New Book Surveys Oaxaca Uprising to Teach Rebellion
Written by Hans Bennett
Tuesday, 23 June 2009
“I am 77-years-old. I have two children, eight grandchildren, and six great-grandchildren…My children are scared for me. It’s just that they love me. Everyone loves the little old granny, the mother hen of all those eggs. They say ‘They’re going to send someone to kill you. They’ll put a bullet through you.’ But I tell them, ‘I don’t care if it’s two bullets.’ I’ve become fearless like that. God gave me life and He will take it away when it is His will. If I get killed, I’ll be remembered as the old lady who fought the good fight, a heroine, even, who worked for peace…Hasta la victoria siempre. That’s what I believe,”says Marinita, a lifetime resident of Oaxaca, Mexico. Marinita was one of the many participants in the 2006 Oaxaca rebellion, whose first-hand account is featured in the new book released by PM Press, titled Teaching Rebellion: Stories from the Grassroots Mobilization in Oaxaca.

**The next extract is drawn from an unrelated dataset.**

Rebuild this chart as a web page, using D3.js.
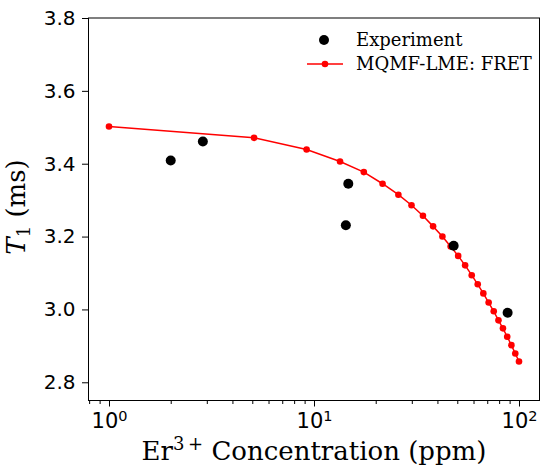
<html>
<head>
<script src="https://d3js.org/d3.v7.min.js"></script>
<style>
  body { margin: 0; background: #fff; }
  svg text { fill: #000; }
</style>
</head>
<body>
<div id="graph"></div>
<script>
// data
var fretConc = [1, 5.1, 9.2, 13.4, 17.5, 21.6, 25.8, 29.9, 34, 38.1, 42.3, 46.4, 50.5,
                54.6, 58.8, 62.9, 67, 71.1, 75.3, 79.4, 83.5, 87.6, 91.8, 95.9, 100];
var fretT1 = [3.502, 3.471, 3.439, 3.406, 3.377, 3.345, 3.315, 3.286, 3.257, 3.228, 3.200, 3.173, 3.147,
              3.121, 3.094, 3.069, 3.044, 3.019, 2.995, 2.970, 2.948, 2.925, 2.902, 2.879, 2.857];
var expConc = [2, 2.87, 14.3, 14.7, 48, 88];
var expT1 = [3.409, 3.461, 3.231, 3.345, 3.175, 2.991];
var yTicks = [2.8, 3.0, 3.2, 3.4, 3.6, 3.8];
var xMajor = [1, 10, 100];

var W = 542, H = 466;
var m = {left: 88.5, right: 539.5, top: 18, bottom: 400.5};

var svg = d3.select("#graph").append("svg")
    .attr("width", W).attr("height", H);

var x = d3.scaleLog()
    .domain([Math.pow(10, -0.1), Math.pow(10, 2.1)])
    .range([m.left, m.right]);
var y = d3.scaleLinear()
    .domain([2.75, 3.8])
    .range([m.bottom, m.top]);

// y axis
var yAxis = d3.axisLeft(y).tickValues(yTicks).tickSize(6.5).tickPadding(6.5)
    .tickFormat(d3.format(".1f"));
svg.append("g")
    .attr("transform", "translate(" + m.left + ",0)")
    .call(yAxis)
    .call(function(g) {
        g.select(".domain").remove();
        g.selectAll("text").attr("font-family", "DejaVu Sans").attr("font-size", 20);
    });

// x axis minor ticks
var minor = x.ticks().filter(function(d) { return xMajor.indexOf(d) < 0; });
svg.append("g")
    .attr("transform", "translate(0," + m.bottom + ")")
    .call(d3.axisBottom(x).tickValues(minor).tickSize(3.5).tickFormat(""))
    .call(function(g) { g.select(".domain").remove(); });

// x axis major ticks
var xg = svg.append("g")
    .attr("transform", "translate(0," + m.bottom + ")")
    .call(d3.axisBottom(x).tickValues(xMajor).tickSize(6).tickFormat(""));
xg.select(".domain").remove();
xg.selectAll(".tick").each(function(d) {
    var t = d3.select(this).append("text")
        .attr("y", 27.5).attr("text-anchor", "middle")
        .attr("font-family", "DejaVu Sans").attr("font-size", 21);
    t.append("tspan").text("10");
    t.append("tspan").attr("dy", -7).attr("font-size", 14.5).text(Math.round(Math.log10(d)));
});

// frame
svg.append("rect")
    .attr("x", m.left).attr("y", m.top)
    .attr("width", m.right - m.left).attr("height", m.bottom - m.top)
    .attr("fill", "none").attr("stroke", "#000").attr("stroke-width", 1);

// FRET model line + markers
var line = d3.line()
    .x(function(d, i) { return x(fretConc[i]); })
    .y(function(d) { return y(d); });
svg.append("path")
    .datum(fretT1)
    .attr("d", line)
    .attr("fill", "none").attr("stroke", "#ff0000").attr("stroke-width", 1.5);
svg.selectAll(".fret").data(fretT1).enter().append("circle")
    .attr("class", "fret")
    .attr("cx", function(d, i) { return x(fretConc[i]); })
    .attr("cy", function(d) { return y(d); })
    .attr("r", 3.3).attr("fill", "#ff0000");

// experimental points
svg.selectAll(".exp").data(expT1).enter().append("circle")
    .attr("class", "exp")
    .attr("cx", function(d, i) { return x(expConc[i]); })
    .attr("cy", function(d) { return y(d); })
    .attr("r", 5).attr("fill", "#000");

// legend
var lg = svg.append("g").attr("font-family", "DejaVu Serif").attr("font-size", 18);
lg.append("circle").attr("cx", 324).attr("cy", 40).attr("r", 5).attr("fill", "#000");
lg.append("text").attr("x", 356).attr("y", 40).attr("dy", "0.35em").text("Experiment");
lg.append("line").attr("x1", 307).attr("x2", 343).attr("y1", 64).attr("y2", 64)
    .attr("stroke", "#ff0000").attr("stroke-width", 1.5);
lg.append("circle").attr("cx", 325).attr("cy", 64).attr("r", 3.3).attr("fill", "#ff0000");
lg.append("text").attr("x", 356).attr("y", 64).attr("dy", "0.35em").text("MQMF-LME: FRET");

// axis titles
var xt = svg.append("text")
    .attr("x", (m.left + m.right) / 2).attr("y", 459.5)
    .attr("text-anchor", "middle")
    .attr("font-family", "DejaVu Serif").attr("font-size", 26);
xt.append("tspan").text("Er");
xt.append("tspan").attr("dy", -10).attr("font-size", 18).text("3\u2009+");
xt.append("tspan").attr("dy", 10).text(" Concentration (ppm)");

var yt = svg.append("text")
    .attr("transform", "translate(25," + 207 + ") rotate(-90)")
    .attr("text-anchor", "middle")
    .attr("font-family", "DejaVu Serif").attr("font-size", 26);
yt.append("tspan").attr("font-style", "italic").text("T");
yt.append("tspan").attr("dy", 5).attr("font-size", 18).text("1");
yt.append("tspan").attr("dy", -5).text(" (ms)");
</script>
</body>
</html>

Teaching Rebellion does just that: it teaches us why the 2006 rebellion in Oaxaca, Mexico was so impressive, and is something we can all learn from. Edited by Diana Denham and the CASA Collective, Teaching Rebellion provides an overview of the uprising in Oaxaca. It also gives numerous first-hand interviews from participants, including long-time organizers, teachers, students, housewives, religious leaders, union members, schoolchildren, indigenous community activists, artists and journalists. The diverse interviews allow some of those who led themselves in rebellion to also speak for themselves. Political art is featured throughout the book alongside excellent photographs from the uprising.
The introduction, by Diana Denham, Patrick Lincoln, and Chris Thomas, provides an overview of the rebellion to contextualize the participants’ accounts. The story of the 2006 rebellion begins with a teachers’ strike and sit-in that occupied over fifty blocks in the center of Oaxaca City, initiated on May 22, 2006, by the historically active Section 22 of the National Education Workers Union. When the government failed to respond to the teachers’ demands for more educational resources and better working conditions, thousands took to the streets demanding a trial for the hated State Governor Ulises Ruiz Ortiz, of the Institutional Revolutionary Party (PRI), believed to have gained office in 2004 through electoral fraud. Five days later, 120,000-200,000 marched and held a popular trial for Governor Ruiz. Yet, the major rebellion was still to come.
On June 14, the police used teargas, firearms, and helicopters to brutally attack both the teachers’ sit-in at the city’s center and the union’s radio station—destroying their equipment and brutalizing the radio operators. This violent attack, meant to stifle the people’s resistance, backfired when the city rose in defense of the teachers. Transmission was taken up by Radio Universidad (at Universidad Autónoma Benito Juárez de Oaxaca) and thousands of supporters helped the union retake the city center that day. Two days later, 500,000 people marched through the city demanding that the federal government remove Governor Ruiz from office.